There were two main drivers for the setting up of F.E.E.D.S. The first was to provide local employment for the seasonally employed farmers who seek other employment avenues between their farm activities to augment their incomes. A paucity of local opportunities makes them travel well beyond their village limits, oftentimes beyond their districts. This disrupts the rural economy and strains the social bonds of families and local communities. The second was the greater adoption of unsustainable practices in every day rural life, from construction to lifestyles, in a mirroring of what is happening in the larger urban agglomerations across the region. F.E.E.D.S's endeavours to work on solutions for livelihood generation activities that are environmentally sensitive, and are based on climate change mitigating technologies.
Project based assistance has a limited shelf life and efficacy. Long term engagement around a livelihood platform is the need of the hour. Funds provided by the government and other agencies for specific projects are not the real challenge. The issue is that in nearly all cases there is no access to sustained expertise to guide these efforts. FEEDS aims to bridge that gap by providing access to expertise in specific fields like construction, agriculture, plantation, food products, water, waste, energy, and so on.

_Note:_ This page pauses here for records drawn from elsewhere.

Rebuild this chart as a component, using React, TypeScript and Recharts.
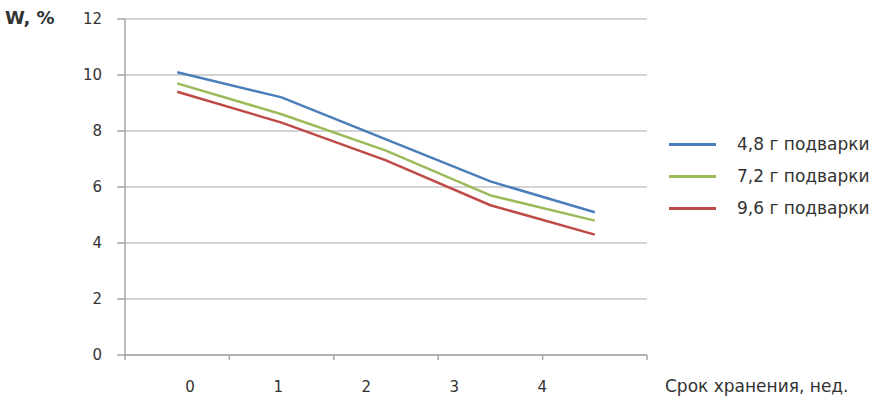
import { LineChart, Line, XAxis, YAxis, CartesianGrid } from 'recharts';

const weeks = [0, 1, 2, 3, 4];
const series48 = [10.1, 9.2, 7.7, 6.2, 5.1];
const series72 = [9.7, 8.6, 7.3, 5.7, 4.8];
const series96 = [9.4, 8.3, 6.95, 5.35, 4.3];
const yTicks = [0, 2, 4, 6, 8, 10, 12];
const boundaryTicks = [-0.5, 0.5, 1.5, 2.5, 3.5, 4.5];

const colors = {
  s48: '#4a7ebb',
  s72: '#9bbb59',
  s96: '#be4b48',
  grid: '#c4c4c4',
  axis: '#a6a6a6',
  text: '#333333',
};

const legendItems = [
  { name: '4,8 г подварки', color: colors.s48 },
  { name: '7,2 г подварки', color: colors.s72 },
  { name: '9,6 г подварки', color: colors.s96 },
];

const data = weeks.map((w, i) => ({
  week: w,
  s48: series48[i],
  s72: series72[i],
  s96: series96[i],
}));

const tickStyle = {
  fontSize: 15,
  fill: colors.text,
  fontFamily: '"DejaVu Sans", sans-serif',
};

const textFont = '"DejaVu Sans", sans-serif';

export default function App() {
  return (
    <div
      style={{
        position: 'absolute',
        left: 0,
        top: 0,
        width: 891,
        height: 414,
        background: '#fff',
      }}
    >
      <LineChart
        width={891}
        height={414}
        data={data}
        margin={{ top: 19, right: 244, left: 65, bottom: 0 }}
      >
        <CartesianGrid
          vertical={false}
          stroke={colors.grid}
          strokeWidth={1.5}
        />
        <YAxis
          domain={[0, 12]}
          ticks={yTicks}
          width={60}
          tick={tickStyle}
          tickSize={8}
          tickMargin={15}
          stroke={colors.axis}
          axisLine={{ stroke: colors.axis, strokeWidth: 1.5 }}
          tickLine={{ stroke: colors.axis, strokeWidth: 1.5 }}
        />
        <XAxis
          dataKey="week"
          type="number"
          domain={[-0.5, 4.5]}
          ticks={boundaryTicks}
          tickFormatter={() => ''}
          height={20}
          tickSize={5}
          axisLine={{ stroke: colors.axis, strokeWidth: 1.5 }}
          tickLine={{ stroke: colors.axis, strokeWidth: 1.5 }}
        />
        <XAxis
          xAxisId="lbl"
          dataKey="week"
          type="number"
          domain={[-0.74, 5.19]}
          ticks={weeks}
          height={39}
          tickSize={0}
          tickMargin={6}
          axisLine={false}
          tickLine={false}
          tick={tickStyle}
        />
        <Line
          type="linear"
          dataKey="s48"
          stroke={colors.s48}
          strokeWidth={2.5}
          dot={false}
          isAnimationActive={false}
        />
        <Line
          type="linear"
          dataKey="s72"
          stroke={colors.s72}
          strokeWidth={2.5}
          dot={false}
          isAnimationActive={false}
        />
        <Line
          type="linear"
          dataKey="s96"
          stroke={colors.s96}
          strokeWidth={2.5}
          dot={false}
          isAnimationActive={false}
        />
      </LineChart>

      <div
        style={{
          position: 'absolute',
          left: 5,
          top: 7,
          fontSize: 18,
          fontWeight: 700,
          color: colors.text,
          fontFamily: textFont,
        }}
      >
        W, %
      </div>

      <div
        style={{
          position: 'absolute',
          left: 669,
          top: 128,
          fontFamily: textFont,
          fontSize: 17,
          color: colors.text,
        }}
      >
        {legendItems.map((item) => (
          <div
            key={item.name}
            style={{ display: 'flex', alignItems: 'center', height: 32 }}
          >
            <span
              style={{
                width: 47,
                height: 3,
                background: item.color,
                marginRight: 21,
              }}
            />
            <span>{item.name}</span>
          </div>
        ))}
      </div>

      <div
        style={{
          position: 'absolute',
          left: 665,
          top: 376,
          fontFamily: textFont,
          fontSize: 17,
          color: colors.text,
        }}
      >
        Срок хранения, нед.
      </div>
    </div>
  );
}
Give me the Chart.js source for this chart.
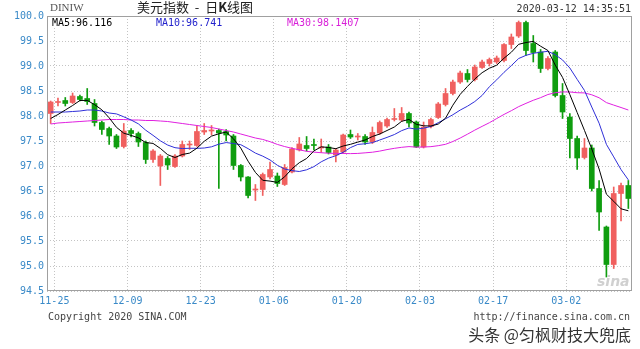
<!DOCTYPE html>
<html>
<head>
<meta charset="utf-8">
<script src="https://cdn.jsdelivr.net/npm/chart.js@4.4.0/dist/chart.umd.min.js"></script>
<style>
  html, body { margin: 0; padding: 0; background: #fff; }
  #wrap { position: relative; width: 640px; height: 349px; overflow: hidden; background: #fff; }
  #wrap canvas { position: absolute; left: 0; top: 0; }
  .txt { position: absolute; white-space: nowrap; line-height: 1; }
  .mono { font-family: "DejaVu Sans Mono", monospace; font-size: 10px; }
</style>
</head>
<body>
<div id="wrap">
  <canvas id="kChart" width="640" height="349"></canvas>
  <div class="txt" style="left:50px;top:2px;font-family:'Liberation Serif';font-size:11px;color:#555">DINIW</div>
  <div class="txt" style="left:137px;top:0px;font-family:'Noto Sans CJK SC';font-size:13px;color:#222">美元指数&nbsp; -&nbsp; 日<b>K</b>线图</div>
  <div class="txt mono" id="stamp" style="right:9px;top:4px;color:#333"></div>
  <div class="txt mono" id="ma5Txt" style="left:52px;top:18px;color:#000;background:#fff"></div>
  <div class="txt mono" id="ma10Txt" style="left:156px;top:18px;color:#2222cc;background:#fff"></div>
  <div class="txt mono" id="ma30Txt" style="left:287px;top:18px;color:#d81ed8;background:#fff"></div>
  <div class="txt" style="left:597px;top:274px;font-family:'DejaVu Sans';font-size:14px;font-style:italic;font-weight:bold;color:#d0d0d0">sina</div>
  <div class="txt mono" style="left:48px;top:312px;color:#444">Copyright 2020 SINA.COM</div>
  <div class="txt mono" style="right:10px;top:312px;color:#444">http://finance.sina.com.cn</div>
  <div class="txt" style="right:9px;top:326px;font-family:'Noto Sans CJK SC';font-size:16px;color:#333">头条 @匀枫财技大兜底</div>
</div>
<script>
// daily bars, 2019-11-22 .. 2020-03-12
const dates = [
  '11-22','11-25','11-26','11-27','11-28','11-29','12-02','12-03','12-04','12-05',
  '12-06','12-09','12-10','12-11','12-12','12-13','12-16','12-17','12-18','12-19',
  '12-20','12-23','12-24','12-25','12-26','12-27','12-30','12-31','01-01','01-02',
  '01-03','01-06','01-07','01-08','01-09','01-10','01-13','01-14','01-15','01-16',
  '01-17','01-20','01-21','01-22','01-23','01-24','01-27','01-28','01-29','01-30',
  '01-31','02-03','02-04','02-05','02-06','02-07','02-10','02-11','02-12','02-13',
  '02-14','02-17','02-18','02-19','02-20','02-21','02-24','02-25','02-26','02-27',
  '02-28','03-02','03-03','03-04','03-05','03-06','03-09','03-10','03-11','03-12'
];
const tickDates = ['11-25','12-09','12-23','01-06','01-20','02-03','02-17','03-02'];

const opens = [
  98.05,98.27,98.31,98.27,98.39,98.35,98.25,97.87,97.75,97.60,
  97.39,97.71,97.65,97.47,97.13,97.00,97.15,96.99,97.20,97.42,
  97.41,97.68,97.70,97.71,97.69,97.60,97.01,96.78,96.52,96.53,
  96.78,96.80,96.63,96.88,97.32,97.41,97.43,97.36,97.38,97.22,
  97.28,97.63,97.58,97.59,97.48,97.66,97.80,97.93,97.92,98.05,
  97.88,97.38,97.79,97.97,98.23,98.45,98.68,98.85,98.73,98.97,
  99.05,99.08,99.11,99.43,99.60,99.87,99.45,99.28,98.95,99.28,
  98.41,97.98,97.55,97.17,97.36,96.55,95.78,95.03,96.45,96.61
];
const highs = [
  98.30,98.36,98.37,98.46,98.42,98.55,98.33,97.90,97.78,97.63,
  97.85,97.75,97.68,97.50,97.33,97.23,97.19,97.23,97.50,97.50,
  97.81,97.85,97.81,97.74,97.73,97.63,97.03,96.79,96.63,96.86,
  97.08,96.86,97.03,97.37,97.57,97.59,97.54,97.54,97.43,97.35,
  97.64,97.72,97.65,97.63,97.78,97.90,97.96,98.15,98.17,98.08,
  97.90,97.88,97.96,98.27,98.55,98.72,98.90,98.93,99.02,99.12,
  99.16,99.20,99.45,99.64,99.90,99.90,99.61,99.33,99.19,99.31,
  98.65,98.05,97.60,97.55,97.42,96.71,95.80,96.58,96.66,96.71
];
const lows = [
  97.85,98.20,98.20,98.25,98.30,98.23,97.80,97.63,97.43,97.35,
  97.36,97.58,97.39,97.05,97.07,96.61,96.93,96.97,97.18,97.33,
  97.39,97.63,97.62,96.55,97.50,96.93,96.70,96.36,96.31,96.41,
  96.74,96.59,96.61,96.86,97.30,97.30,97.32,97.27,97.24,97.08,
  97.25,97.55,97.52,97.43,97.45,97.63,97.77,97.90,97.89,97.78,
  97.37,97.36,97.76,97.95,98.20,98.42,98.65,98.68,98.70,98.95,
  99.00,99.05,99.08,99.35,99.57,99.21,99.08,98.87,98.92,98.38,
  97.95,97.16,96.93,97.14,96.50,95.71,94.78,94.95,95.90,96.15
];
const closes = [
  98.28,98.29,98.25,98.40,98.33,98.29,97.87,97.73,97.60,97.38,
  97.70,97.65,97.48,97.13,97.30,97.20,97.02,97.20,97.43,97.44,
  97.69,97.71,97.72,97.66,97.62,97.01,96.78,96.41,96.54,96.83,
  96.93,96.65,96.97,97.34,97.44,97.35,97.41,97.38,97.27,97.32,
  97.62,97.58,97.60,97.48,97.67,97.87,97.93,97.95,98.05,97.86,
  97.38,97.78,97.93,98.24,98.45,98.68,98.86,98.73,98.98,99.08,
  99.13,99.16,99.43,99.58,99.87,99.31,99.27,98.95,99.15,98.41,
  98.08,97.55,97.16,97.36,96.55,96.08,95.03,96.45,96.61,96.35
];

// averages at the left edge come from bars before the window
const ma5Lead = [97.95, 98.03, 98.12, 98.21];
const ma10Lead = [98.08, 98.08, 98.08, 98.09, 98.10, 98.12, 98.12, 98.10, 98.06];
const ma30Lead = [
  97.84,97.86,97.87,97.88,97.89,97.90,97.91,97.92,97.93,97.93,
  97.93,97.92,97.92,97.91,97.91,97.90,97.89,97.87,97.85,97.83,
  97.81,97.79,97.77,97.74,97.71,97.68,97.64,97.60,97.56
];

const stamp = '2020-03-12 14:35:51';
const maLabels = { ma5: '96.116', ma10: '96.741', ma30: '98.1407' };

const yMin = 94.5, yMax = 100, yStep = 0.5;

document.getElementById('stamp').textContent = stamp;
document.getElementById('ma5Txt').textContent = 'MA5:' + maLabels.ma5;
document.getElementById('ma10Txt').textContent = 'MA10:' + maLabels.ma10;
document.getElementById('ma30Txt').textContent = 'MA30:' + maLabels.ma30;

function movingAverage(period, lead) {
  return closes.map((c, i) => {
    if (i < period - 1) return lead[i];
    let sum = 0;
    for (let k = i - period + 1; k <= i; k++) sum += closes[k];
    return sum / period;
  });
}

const upColor = '#f0605f';
const downColor = '#0f9d0f';
const axisBlue = '#3a8ac8';
const candleColors = closes.map((c, i) => c >= opens[i] ? upColor : downColor);

const framePlugin = {
  id: 'frame',
  afterDraw(chart) {
    const { ctx, chartArea: a } = chart;
    ctx.save();
    ctx.strokeStyle = '#a0a0a0';
    ctx.lineWidth = 1;
    ctx.strokeRect(Math.round(a.left) + 0.5, Math.round(a.top) + 0.5,
      Math.round(a.right - a.left) - 1, Math.round(a.bottom - a.top) - 1);
    ctx.restore();
  }
};

const ctx = document.getElementById('kChart');
new Chart(ctx, {
  type: 'bar',
  data: {
    labels: dates,
    datasets: [
      { type: 'line', data: movingAverage(5, ma5Lead), borderColor: '#000', borderWidth: 1, pointRadius: 0, order: 0 },
      { type: 'line', data: movingAverage(10, ma10Lead), borderColor: '#2f2fd8', borderWidth: 1, pointRadius: 0, order: 1 },
      { type: 'line', data: movingAverage(30, ma30Lead), borderColor: '#e020e0', borderWidth: 1, pointRadius: 0, order: 2 },
      {
        data: opens.map((o, i) => [o, closes[i]]),
        backgroundColor: candleColors,
        barThickness: 5, minBarLength: 1, grouped: false, order: 3
      },
      {
        data: lows.map((l, i) => [l, highs[i]]),
        backgroundColor: candleColors,
        barThickness: 1, grouped: false, order: 4
      }
    ]
  },
  options: {
    responsive: false,
    animation: false,
    devicePixelRatio: 1,
    layout: { padding: { top: 16, right: 8, left: 0, bottom: 0 } },
    plugins: { legend: { display: false }, tooltip: { enabled: false } },
    scales: {
      x: {
        offset: true,
        grid: {
          offset: true,
          drawTicks: false,
          color: c => tickDates.includes(dates[c.index]) ? '#c4c4c4' : 'rgba(0,0,0,0)'
        },
        border: { display: false, dash: [1, 2] },
        ticks: {
          autoSkip: false, maxRotation: 0, minRotation: 0, padding: 4, labelOffset: -3.6,
          color: axisBlue, font: { family: 'DejaVu Sans Mono', size: 10 },
          callback: (v, i) => tickDates.includes(dates[i]) ? dates[i] : ''
        },
        afterFit: s => { s.height = 58; }
      },
      y: {
        min: yMin, max: yMax,
        grid: { drawTicks: false, color: '#c4c4c4' },
        border: { display: false, dash: [1, 2] },
        ticks: {
          stepSize: yStep, padding: 3,
          color: axisBlue, font: { family: 'DejaVu Sans Mono', size: 10 },
          callback: v => v.toFixed(1)
        },
        afterFit: s => { s.width = 47; }
      }
    }
  },
  plugins: [framePlugin]
});
</script>
</body>
</html>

Work at Myrdon was initiated back in 2016, starting with the training activities in Bamboo harvesting, treatment, preparation and prefabrication of bamboo structural components. Construction of a school and a few chicken sheds were the initial activities, but this has now grown to include all forms of structures in the village…. A community building, cow sheds, a church is on the cards, houses, house extensions, toilets, work sheds, storage structures and so on.
In March of 2018, FEEDS was formally registered in Meghalaya, under the Registration of Societies Act XXI of 1860.